In this recurring column, we highlight a few items we've run across that don't merit a full story of their own but are interesting enough to bring to your attention. This time we look at Elliott Verdier, Women Street Photographers, Ben Van Hook, Ole Bielfeldt, Harold Davis and Mike Johnston.

  • Stephanie Wade interviews Paris-based photojournalist Elliott Verdier about his images of The People and Landscapes of Post-War Liberia. "The difficulty was to transcribe the invisible, latent trauma that weighs on Liberia," he says. "So I just hope that I have been able to pull this story out of anonymity, these lives that flow away from our eyes, to keep a trace, a memory." Taken over two years, the photographs have been collected in Reaching for Dawn.

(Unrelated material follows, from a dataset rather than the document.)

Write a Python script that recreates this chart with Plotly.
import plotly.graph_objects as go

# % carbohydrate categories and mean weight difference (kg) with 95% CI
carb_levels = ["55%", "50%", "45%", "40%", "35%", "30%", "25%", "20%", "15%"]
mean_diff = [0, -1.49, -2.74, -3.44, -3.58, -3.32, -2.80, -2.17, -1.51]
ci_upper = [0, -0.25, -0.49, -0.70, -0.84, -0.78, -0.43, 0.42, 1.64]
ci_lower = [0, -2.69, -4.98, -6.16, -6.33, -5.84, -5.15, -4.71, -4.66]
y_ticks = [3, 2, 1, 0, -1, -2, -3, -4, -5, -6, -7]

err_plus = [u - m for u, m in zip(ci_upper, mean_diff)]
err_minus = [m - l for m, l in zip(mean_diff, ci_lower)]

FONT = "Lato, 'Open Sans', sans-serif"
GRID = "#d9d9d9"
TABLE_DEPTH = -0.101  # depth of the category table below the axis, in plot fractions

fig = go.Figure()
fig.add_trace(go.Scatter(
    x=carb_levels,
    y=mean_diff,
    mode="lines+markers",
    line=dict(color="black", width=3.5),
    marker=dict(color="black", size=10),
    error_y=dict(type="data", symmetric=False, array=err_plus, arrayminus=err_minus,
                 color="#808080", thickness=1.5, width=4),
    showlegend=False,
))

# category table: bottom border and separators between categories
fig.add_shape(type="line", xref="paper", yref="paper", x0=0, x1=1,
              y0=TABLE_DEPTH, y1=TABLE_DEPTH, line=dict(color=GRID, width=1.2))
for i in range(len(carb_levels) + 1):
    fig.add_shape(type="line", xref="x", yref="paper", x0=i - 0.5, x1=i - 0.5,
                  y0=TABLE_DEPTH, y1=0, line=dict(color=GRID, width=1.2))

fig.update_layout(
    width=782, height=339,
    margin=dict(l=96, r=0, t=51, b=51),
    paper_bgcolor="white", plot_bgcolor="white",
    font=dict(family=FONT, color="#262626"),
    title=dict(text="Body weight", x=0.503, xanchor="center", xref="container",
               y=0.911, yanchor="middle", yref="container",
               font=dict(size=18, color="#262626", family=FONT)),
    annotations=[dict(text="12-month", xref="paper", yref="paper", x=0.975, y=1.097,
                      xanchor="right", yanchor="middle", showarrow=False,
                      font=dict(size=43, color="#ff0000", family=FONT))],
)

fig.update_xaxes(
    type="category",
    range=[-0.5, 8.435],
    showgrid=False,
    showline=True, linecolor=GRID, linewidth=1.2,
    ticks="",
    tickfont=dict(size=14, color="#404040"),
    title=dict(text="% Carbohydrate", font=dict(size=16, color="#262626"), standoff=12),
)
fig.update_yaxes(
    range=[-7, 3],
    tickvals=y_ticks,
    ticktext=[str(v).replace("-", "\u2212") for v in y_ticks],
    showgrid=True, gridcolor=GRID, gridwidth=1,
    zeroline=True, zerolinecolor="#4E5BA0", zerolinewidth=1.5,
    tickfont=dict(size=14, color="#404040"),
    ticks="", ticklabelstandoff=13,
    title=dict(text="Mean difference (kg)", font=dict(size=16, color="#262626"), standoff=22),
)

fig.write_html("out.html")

  • The Paris exhibition of Women Street Photographers features 30 women photographers from 20 countries. LensCulture highlights the work of seven of them.
  • Suzanne Sease features the personal project of Ben Van Hook, which reminds us of our Stanley project years ago for a great nephew who has just graduated from Cornell (so it can't be said to have derailed him). In this case it's Raggedy Ann and Andy dolls, rescued from the trash to travel the world together.
  • Ole Bielfeldt's Colorful Macro Photo of Beach Sand from Mallorca reveals fragments of coral, quartz, shells and plastic, Grace Ebert notes. Bielfeldt photographed the "very clean natural sand" under a microscope.
  • Harold Davis collects visual Oddities and here adds two more: a yellow stanchion and wrapped hay bales.
  • Mike Johnston laments Photographing With the Wrong Camera. All too true, especially for camera reviewers (whose ranks we served in for a while ourselves). We had a little fun, though, editing his landscape image in Camera Raw. Even thought it's a JPEG, there was quite a lot we could do with it.